[Records from a dataset]
·····

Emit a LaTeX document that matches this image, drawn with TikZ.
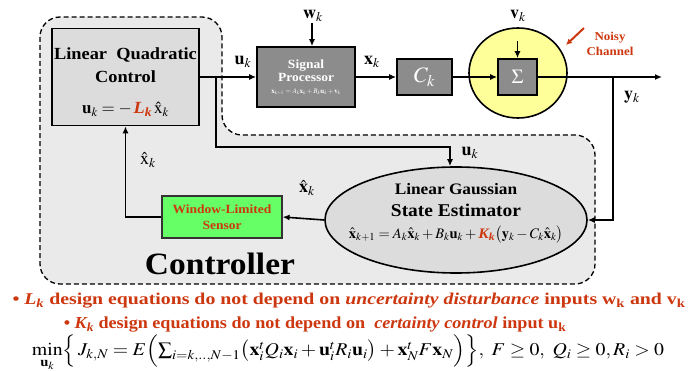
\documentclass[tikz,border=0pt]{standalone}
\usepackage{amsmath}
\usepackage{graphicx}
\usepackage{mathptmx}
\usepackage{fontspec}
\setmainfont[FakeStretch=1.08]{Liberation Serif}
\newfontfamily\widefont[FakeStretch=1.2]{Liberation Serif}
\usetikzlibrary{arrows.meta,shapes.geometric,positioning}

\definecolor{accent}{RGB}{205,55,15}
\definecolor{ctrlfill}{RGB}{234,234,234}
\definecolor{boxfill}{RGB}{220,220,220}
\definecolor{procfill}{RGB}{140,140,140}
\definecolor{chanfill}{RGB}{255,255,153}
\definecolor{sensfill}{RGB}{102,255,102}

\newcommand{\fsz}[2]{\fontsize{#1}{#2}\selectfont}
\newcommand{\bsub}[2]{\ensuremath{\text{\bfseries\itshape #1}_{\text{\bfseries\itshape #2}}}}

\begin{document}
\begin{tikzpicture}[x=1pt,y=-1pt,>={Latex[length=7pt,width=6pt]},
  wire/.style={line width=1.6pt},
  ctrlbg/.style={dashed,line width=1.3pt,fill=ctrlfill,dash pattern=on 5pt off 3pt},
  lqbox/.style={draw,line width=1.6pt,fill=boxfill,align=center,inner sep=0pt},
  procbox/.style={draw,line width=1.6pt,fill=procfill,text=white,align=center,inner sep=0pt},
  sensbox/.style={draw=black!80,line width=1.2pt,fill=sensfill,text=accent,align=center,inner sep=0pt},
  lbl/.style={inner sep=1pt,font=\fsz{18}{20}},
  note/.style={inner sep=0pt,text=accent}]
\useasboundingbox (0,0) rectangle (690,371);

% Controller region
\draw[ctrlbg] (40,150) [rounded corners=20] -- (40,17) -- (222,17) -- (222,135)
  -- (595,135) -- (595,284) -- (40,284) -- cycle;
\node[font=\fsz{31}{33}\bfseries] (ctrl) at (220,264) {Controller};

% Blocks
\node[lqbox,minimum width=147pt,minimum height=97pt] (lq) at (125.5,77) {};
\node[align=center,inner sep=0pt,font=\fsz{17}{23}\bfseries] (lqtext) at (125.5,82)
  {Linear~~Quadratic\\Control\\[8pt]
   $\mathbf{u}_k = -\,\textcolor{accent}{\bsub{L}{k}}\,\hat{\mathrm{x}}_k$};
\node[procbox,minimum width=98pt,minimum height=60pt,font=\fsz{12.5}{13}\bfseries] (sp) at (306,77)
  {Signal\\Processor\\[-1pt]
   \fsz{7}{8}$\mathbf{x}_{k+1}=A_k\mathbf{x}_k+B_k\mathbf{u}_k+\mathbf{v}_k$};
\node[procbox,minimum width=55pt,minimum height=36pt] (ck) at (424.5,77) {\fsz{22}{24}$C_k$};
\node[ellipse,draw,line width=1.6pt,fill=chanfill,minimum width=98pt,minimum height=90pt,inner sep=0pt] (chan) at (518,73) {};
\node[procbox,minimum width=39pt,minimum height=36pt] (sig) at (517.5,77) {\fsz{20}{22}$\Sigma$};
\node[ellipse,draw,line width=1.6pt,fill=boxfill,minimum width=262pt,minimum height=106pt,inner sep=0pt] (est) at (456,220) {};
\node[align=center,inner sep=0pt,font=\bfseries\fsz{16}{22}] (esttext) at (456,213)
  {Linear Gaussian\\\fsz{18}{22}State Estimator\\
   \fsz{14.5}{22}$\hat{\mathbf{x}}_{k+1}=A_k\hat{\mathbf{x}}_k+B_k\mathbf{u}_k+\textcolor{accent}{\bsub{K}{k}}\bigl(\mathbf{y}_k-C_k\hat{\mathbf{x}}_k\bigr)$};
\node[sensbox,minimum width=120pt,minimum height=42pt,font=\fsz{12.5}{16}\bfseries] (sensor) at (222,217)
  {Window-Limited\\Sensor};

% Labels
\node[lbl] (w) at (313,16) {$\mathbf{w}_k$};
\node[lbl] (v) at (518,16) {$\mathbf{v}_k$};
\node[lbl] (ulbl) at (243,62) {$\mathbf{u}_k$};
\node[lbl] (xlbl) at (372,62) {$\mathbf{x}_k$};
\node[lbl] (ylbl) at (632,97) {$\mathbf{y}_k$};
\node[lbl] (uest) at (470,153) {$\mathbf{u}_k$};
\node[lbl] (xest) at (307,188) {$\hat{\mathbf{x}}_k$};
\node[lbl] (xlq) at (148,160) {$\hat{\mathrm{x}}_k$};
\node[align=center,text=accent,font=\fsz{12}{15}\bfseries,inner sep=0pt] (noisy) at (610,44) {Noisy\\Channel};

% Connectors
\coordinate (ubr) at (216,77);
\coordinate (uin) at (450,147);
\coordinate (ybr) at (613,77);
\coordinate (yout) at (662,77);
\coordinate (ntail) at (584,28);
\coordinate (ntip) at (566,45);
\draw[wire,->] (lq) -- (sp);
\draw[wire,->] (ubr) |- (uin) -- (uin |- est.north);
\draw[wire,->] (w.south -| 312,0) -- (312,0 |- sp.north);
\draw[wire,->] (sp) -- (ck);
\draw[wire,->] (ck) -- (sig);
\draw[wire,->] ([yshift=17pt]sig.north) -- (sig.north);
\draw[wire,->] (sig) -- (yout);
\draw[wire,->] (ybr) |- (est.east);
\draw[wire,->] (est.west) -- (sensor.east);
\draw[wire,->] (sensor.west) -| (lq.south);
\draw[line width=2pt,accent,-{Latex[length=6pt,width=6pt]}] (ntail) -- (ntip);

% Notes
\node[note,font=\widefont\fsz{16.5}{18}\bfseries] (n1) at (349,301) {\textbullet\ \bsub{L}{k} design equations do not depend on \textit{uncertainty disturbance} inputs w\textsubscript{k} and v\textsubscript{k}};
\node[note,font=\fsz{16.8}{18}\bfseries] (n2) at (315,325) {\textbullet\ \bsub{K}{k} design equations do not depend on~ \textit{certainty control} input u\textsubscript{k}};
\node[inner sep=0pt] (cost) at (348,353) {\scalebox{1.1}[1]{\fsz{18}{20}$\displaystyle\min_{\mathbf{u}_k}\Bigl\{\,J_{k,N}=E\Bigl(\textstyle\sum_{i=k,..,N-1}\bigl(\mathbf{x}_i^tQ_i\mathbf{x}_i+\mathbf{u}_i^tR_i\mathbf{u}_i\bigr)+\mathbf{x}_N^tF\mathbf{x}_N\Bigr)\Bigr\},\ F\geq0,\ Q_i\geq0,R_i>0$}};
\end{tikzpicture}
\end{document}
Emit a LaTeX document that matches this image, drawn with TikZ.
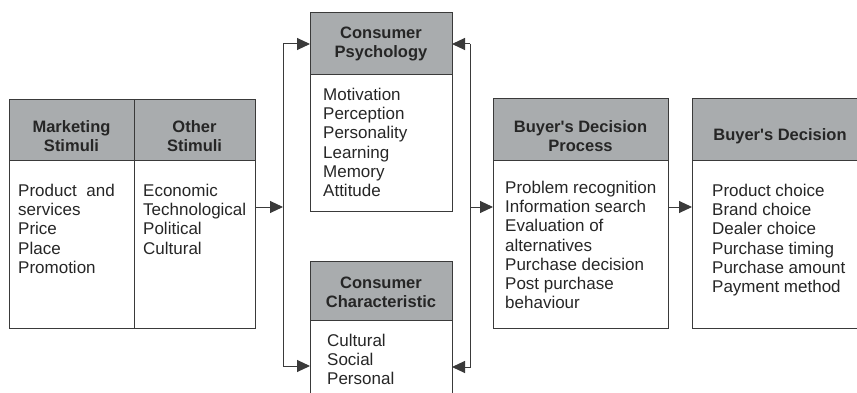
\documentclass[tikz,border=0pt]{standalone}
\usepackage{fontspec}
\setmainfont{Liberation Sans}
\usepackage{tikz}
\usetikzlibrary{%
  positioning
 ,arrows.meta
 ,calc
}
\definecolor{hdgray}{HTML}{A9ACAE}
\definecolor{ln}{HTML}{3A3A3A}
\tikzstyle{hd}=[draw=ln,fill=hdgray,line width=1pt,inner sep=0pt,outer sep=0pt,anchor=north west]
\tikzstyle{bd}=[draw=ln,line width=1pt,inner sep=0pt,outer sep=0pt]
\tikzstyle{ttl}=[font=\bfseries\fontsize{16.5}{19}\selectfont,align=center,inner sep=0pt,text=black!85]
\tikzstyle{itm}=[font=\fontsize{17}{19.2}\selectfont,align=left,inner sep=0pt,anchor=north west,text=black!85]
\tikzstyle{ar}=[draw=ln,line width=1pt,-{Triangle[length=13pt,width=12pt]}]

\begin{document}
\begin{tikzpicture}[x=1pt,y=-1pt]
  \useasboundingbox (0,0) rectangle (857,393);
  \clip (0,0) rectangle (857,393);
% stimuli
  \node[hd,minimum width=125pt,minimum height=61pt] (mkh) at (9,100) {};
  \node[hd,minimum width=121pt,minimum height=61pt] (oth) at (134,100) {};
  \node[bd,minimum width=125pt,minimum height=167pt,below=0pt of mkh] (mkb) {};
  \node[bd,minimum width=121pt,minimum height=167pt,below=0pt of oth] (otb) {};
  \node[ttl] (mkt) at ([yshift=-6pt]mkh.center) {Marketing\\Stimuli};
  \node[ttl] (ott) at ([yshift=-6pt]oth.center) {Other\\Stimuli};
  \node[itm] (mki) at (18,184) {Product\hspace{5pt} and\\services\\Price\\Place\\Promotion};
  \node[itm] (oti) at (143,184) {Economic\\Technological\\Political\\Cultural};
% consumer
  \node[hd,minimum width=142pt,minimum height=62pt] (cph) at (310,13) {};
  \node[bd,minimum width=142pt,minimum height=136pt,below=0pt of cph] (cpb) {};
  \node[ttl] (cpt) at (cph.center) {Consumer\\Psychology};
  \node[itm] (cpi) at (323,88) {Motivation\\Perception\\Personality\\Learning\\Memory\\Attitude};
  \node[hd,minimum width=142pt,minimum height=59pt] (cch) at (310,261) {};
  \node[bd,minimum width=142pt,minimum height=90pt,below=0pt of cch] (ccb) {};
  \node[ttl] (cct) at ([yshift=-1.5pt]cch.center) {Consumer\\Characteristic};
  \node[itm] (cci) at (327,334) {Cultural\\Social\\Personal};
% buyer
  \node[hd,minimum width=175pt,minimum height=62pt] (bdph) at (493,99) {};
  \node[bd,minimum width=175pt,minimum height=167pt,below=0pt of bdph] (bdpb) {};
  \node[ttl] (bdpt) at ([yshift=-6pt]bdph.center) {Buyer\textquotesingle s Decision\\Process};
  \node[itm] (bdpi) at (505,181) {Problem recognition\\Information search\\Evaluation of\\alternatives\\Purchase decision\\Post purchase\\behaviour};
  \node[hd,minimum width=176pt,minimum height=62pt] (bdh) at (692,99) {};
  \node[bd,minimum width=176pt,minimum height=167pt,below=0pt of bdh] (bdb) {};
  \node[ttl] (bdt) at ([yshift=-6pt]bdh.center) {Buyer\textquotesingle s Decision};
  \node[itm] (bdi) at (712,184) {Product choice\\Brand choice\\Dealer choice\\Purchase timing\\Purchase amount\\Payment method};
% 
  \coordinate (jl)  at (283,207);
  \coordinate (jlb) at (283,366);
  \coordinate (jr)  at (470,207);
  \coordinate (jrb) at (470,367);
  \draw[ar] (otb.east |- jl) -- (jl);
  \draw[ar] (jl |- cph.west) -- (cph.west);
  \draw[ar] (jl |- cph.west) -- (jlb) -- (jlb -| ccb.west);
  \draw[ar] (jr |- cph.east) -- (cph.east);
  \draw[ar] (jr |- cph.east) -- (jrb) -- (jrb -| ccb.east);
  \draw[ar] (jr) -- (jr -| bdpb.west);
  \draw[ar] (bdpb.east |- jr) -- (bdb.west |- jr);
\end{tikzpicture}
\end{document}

·····

- **Exercise objective**: Copy exactly the lines from the first line of the records above through the line with "(0,0) rectangle (690,371);", both included, and nothing else. Pictures stay out.

- **Reply**:
Emit a LaTeX document that matches this image, drawn with TikZ.
\documentclass[tikz,border=0pt]{standalone}
\usepackage{amsmath}
\usepackage{graphicx}
\usepackage{mathptmx}
\usepackage{fontspec}
\setmainfont[FakeStretch=1.08]{Liberation Serif}
\newfontfamily\widefont[FakeStretch=1.2]{Liberation Serif}
\usetikzlibrary{arrows.meta,shapes.geometric,positioning}

\definecolor{accent}{RGB}{205,55,15}
\definecolor{ctrlfill}{RGB}{234,234,234}
\definecolor{boxfill}{RGB}{220,220,220}
\definecolor{procfill}{RGB}{140,140,140}
\definecolor{chanfill}{RGB}{255,255,153}
\definecolor{sensfill}{RGB}{102,255,102}

\newcommand{\fsz}[2]{\fontsize{#1}{#2}\selectfont}
\newcommand{\bsub}[2]{\ensuremath{\text{\bfseries\itshape #1}_{\text{\bfseries\itshape #2}}}}

\begin{document}
\begin{tikzpicture}[x=1pt,y=-1pt,>={Latex[length=7pt,width=6pt]},
  wire/.style={line width=1.6pt},
  ctrlbg/.style={dashed,line width=1.3pt,fill=ctrlfill,dash pattern=on 5pt off 3pt},
  lqbox/.style={draw,line width=1.6pt,fill=boxfill,align=center,inner sep=0pt},
  procbox/.style={draw,line width=1.6pt,fill=procfill,text=white,align=center,inner sep=0pt},
  sensbox/.style={draw=black!80,line width=1.2pt,fill=sensfill,text=accent,align=center,inner sep=0pt},
  lbl/.style={inner sep=1pt,font=\fsz{18}{20}},
  note/.style={inner sep=0pt,text=accent}]
\useasboundingbox (0,0) rectangle (690,371);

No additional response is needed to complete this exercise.